Since the whole body of voters picks winners after specialists have prepared the nominations, the sound awards usually go to the loudest movies regardless of technique. But I think there may be just enough awareness of the greater difficulties in creating a more natural sound canvas for a chaotic story like
Blood Diamond, as opposed to the anything-goes clanking mayhem of Pirates

Best Sound Mixing

1.
Dreamgirls
2.
Blood Diamond

The quality and energy of the musical numbers should carry
Dreamgirls here.

Best Visual Effects

1.
Pirates of the Caribbean: Dead Man’s Chest
2.
Superman

All about the Kraken.


Update: I scored 220 in what must be considered a pretty off year for me, although I continued my streak of besting dear Dr. Hansen, who came in at 215. Kudos to my sister, who won our household with 255. And kudos to Marty, because, you know...

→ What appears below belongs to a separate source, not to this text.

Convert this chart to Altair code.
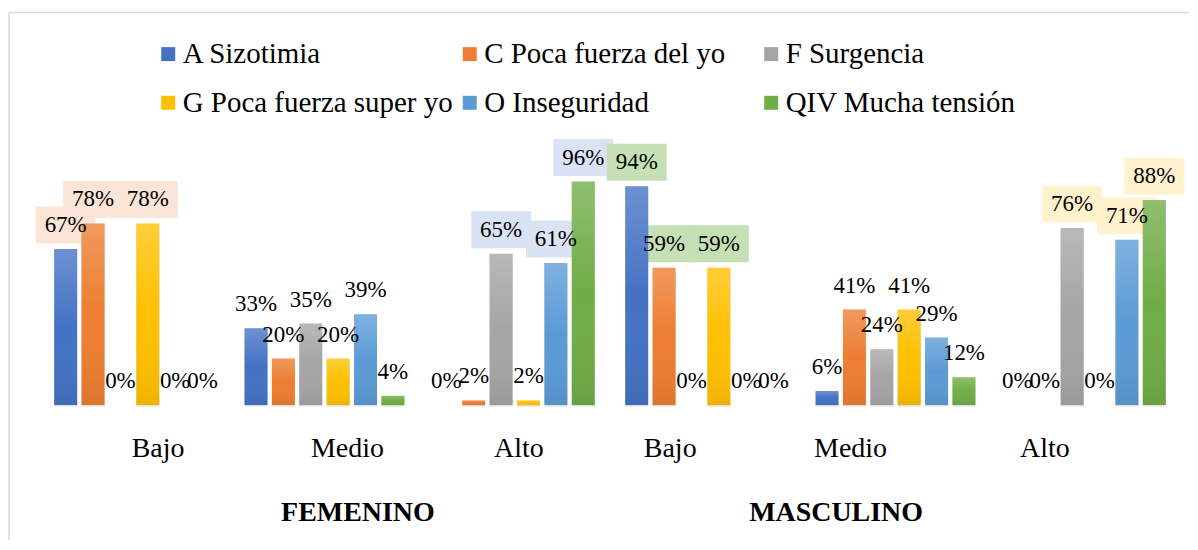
import altair as alt
import pandas as pd

FONT = "Liberation Serif"

series = ["A Sizotimia", "C Poca fuerza del yo", "F Surgencia",
          "G Poca fuerza super yo", "O Inseguridad", "QIV Mucha tensión"]
levels = ["Bajo", "Medio", "Alto"]
genders = ["FEMENINO", "MASCULINO"]

fem_bajo = [67, 78, 0, 78, 0, 0]
fem_medio = [33, 20, 35, 20, 39, 4]
fem_alto = [0, 2, 65, 2, 61, 96]
masc_bajo = [94, 59, 0, 59, 0, 0]
masc_medio = [6, 41, 24, 41, 29, 12]
masc_alto = [0, 0, 76, 0, 71, 88]

colors = ["#4472C4", "#ED7D31", "#A5A5A5", "#FFC000", "#5B9BD5", "#70AD47"]
highlight = {("FEMENINO", "Bajo"): "#FBE5D6", ("FEMENINO", "Alto"): "#DAE3F3",
             ("MASCULINO", "Bajo"): "#C5E0B4", ("MASCULINO", "Alto"): "#FFF2CC"}

values = {
    "FEMENINO": [fem_bajo, fem_medio, fem_alto],
    "MASCULINO": [masc_bajo, masc_medio, masc_alto],
}

rows = []
keys = []
for g in genders:
    for lvl, vals in zip(levels, values[g]):
        key = f"{g}|{lvl}"
        keys.append(key)
        for s, v in zip(series, vals):
            bg = highlight.get((g, lvl), "") if v >= 50 else ""
            rows.append({"key": key, "series": s, "value": v,
                         "lab": f"{v}%", "bg": bg})
df = pd.DataFrame(rows)
gdf = pd.DataFrame({"gender": genders})

# per-category label nudges (as in the original picture)
cat_offsets = [24, 23, 4, -35, -45, -41]
gender_offsets = [33, -60]

grad = {"gradient": "linear", "x1": 0, "y1": 0, "x2": 0, "y2": 1,
        "stops": [{"offset": 0, "color": "rgba(255,255,255,0.22)"},
                  {"offset": 0.5, "color": "rgba(255,255,255,0.0)"},
                  {"offset": 1, "color": "rgba(0,0,0,0.07)"}]}

color_enc = alt.Color(
    "series:N", sort=series,
    scale=alt.Scale(domain=series, range=colors),
    legend=alt.Legend(title=None, orient="none", legendX=115, legendY=-133,
                      direction="horizontal", columns=3, gridAlign="all",
                      columnPadding=2, rowPadding=19,
                      symbolType="square", symbolSize=196, symbolStrokeWidth=0,
                      labelFont=FONT, labelFontSize=29, labelColor="black",
                      labelOffset=0, padding=0, labelLimit=400))

x = alt.X("key:N", sort=keys,
          scale=alt.Scale(paddingInner=0.16, paddingOuter=0.08),
          axis=alt.Axis(title=None, domain=False, ticks=False, grid=False,
                        labelFont=FONT,
                        labelFontSize=28, labelColor="black", labelPadding=30,
                        labelAngle=0, labelExpr="split(datum.value, '|')[1]",
                        labelOffset={"condition": [
                            {"test": f"datum.value === '{k}'", "value": o}
                            for k, o in zip(keys[:-1], cat_offsets[:-1])],
                            "value": cat_offsets[-1]}))
xo = alt.XOffset("series:N", sort=series,
                 scale=alt.Scale(domain=series, paddingInner=0.16, paddingOuter=0))
y = alt.Y("value:Q", scale=alt.Scale(domain=[0, 100]), axis=None)

base = alt.Chart(df)
bg = base.transform_filter("datum.bg !== ''").mark_point(
    shape="M-1,-0.617H1V0.617H-1Z", size=3600, filled=True, opacity=1,
    strokeWidth=0, yOffset=-24
).encode(x=x, xOffset=xo, y=y, fill=alt.Fill("bg:N", scale=None))
shadow = base.mark_bar(color="black", opacity=0.13, xOffset=2.5, yOffset=1.5).encode(
    x=x, xOffset=xo, y=y)
bars = base.mark_bar().encode(x=x, xOffset=xo, y=y, color=color_enc)
overlay = base.mark_bar(fill=grad).encode(x=x, xOffset=xo, y=y)
text = base.mark_text(font=FONT, fontSize=23, dy=-24, baseline="middle",
                      color="black").encode(x=x, xOffset=xo, y=y, text="lab:N")

headers = alt.Chart(gdf).mark_point(opacity=0).encode(
    x=alt.X("gender:N", sort=genders,
            scale=alt.Scale(paddingInner=0, paddingOuter=0),
            axis=alt.Axis(title=None, orient="bottom", domain=False, ticks=False,
                          grid=False,
                          labelFont=FONT, labelFontSize=28, labelFontWeight="bold",
                          labelColor="black", labelPadding=94, labelAngle=0,
                          labelOffset={"condition": {
                              "test": f"datum.value === '{genders[0]}'",
                              "value": gender_offsets[0]},
                              "value": gender_offsets[1]})),
    y=alt.value(100))

fd = alt.Chart(pd.DataFrame({"z": [0]}))
frame_top = fd.mark_rule(color="#D9D9D9", strokeWidth=1.5).encode(
    x=alt.value(-30), x2=alt.value(1152), y=alt.value(-160))
frame_left = fd.mark_rule(color="#D9D9D9", strokeWidth=1.5).encode(
    x=alt.value(-30), y=alt.value(-160), y2=alt.value(369))

main = alt.layer(bg, shadow, bars, overlay, text)

chart = alt.layer(frame_top, frame_left, main, headers).resolve_scale(
    x="independent"
).properties(
    width=1144, height=233.3,
    padding={"left": 0, "top": 3, "right": 0, "bottom": 0}
).configure(
    background="white", font=FONT
).configure_view(
    strokeWidth=0, stroke="transparent"
).configure_text(font=FONT).configure_legend(labelFont=FONT)

chart.save("out.html", embed_options={"renderer": "svg", "actions": False})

More thoughts tomorrow, after my wine headache passes.

1 Comments:

  • Coppola, Lucas, and Spielberg,
    "The original Three Amigos" presenting Martin Scorsese with the Best Director? Does life get any better than this? Actually, yes it does, when "The Departed" is named Best Picture! Sometimes it's just a shot away. And good for Monaghan. He played the tuba, and out came his just reward. And the tip of the hat to Robert Bolt was a classy play. I loved Ken Watanabe's bemused expression during Ennio Morricone's acceptance speech. Only Michael Mann would put Tony Montana in an "America on Film" montage. And I mean that as a compliment. But just seeing four of the greatest directors of all time on the same stage made me think that they should call up that dude from "Perfume" to bottle their combined essences and sell it to filmmakers as "Seventies Sauce". Frustrated filmmaker: "This script sucks. Can we get Mamet or Kushner for a rewrite?" "They're not available, but I did bring that bottle of Seventies Sauce." "Excellent." Bruce Campbell comes into frame by a crackling fireplace, bottle in hand. "Seventies Sauce, if you've never had it at all...people just seem to know." And speaking of esoteric condiment analogies, if Ellen was a salsa, she'd be "mild". But still, what a year.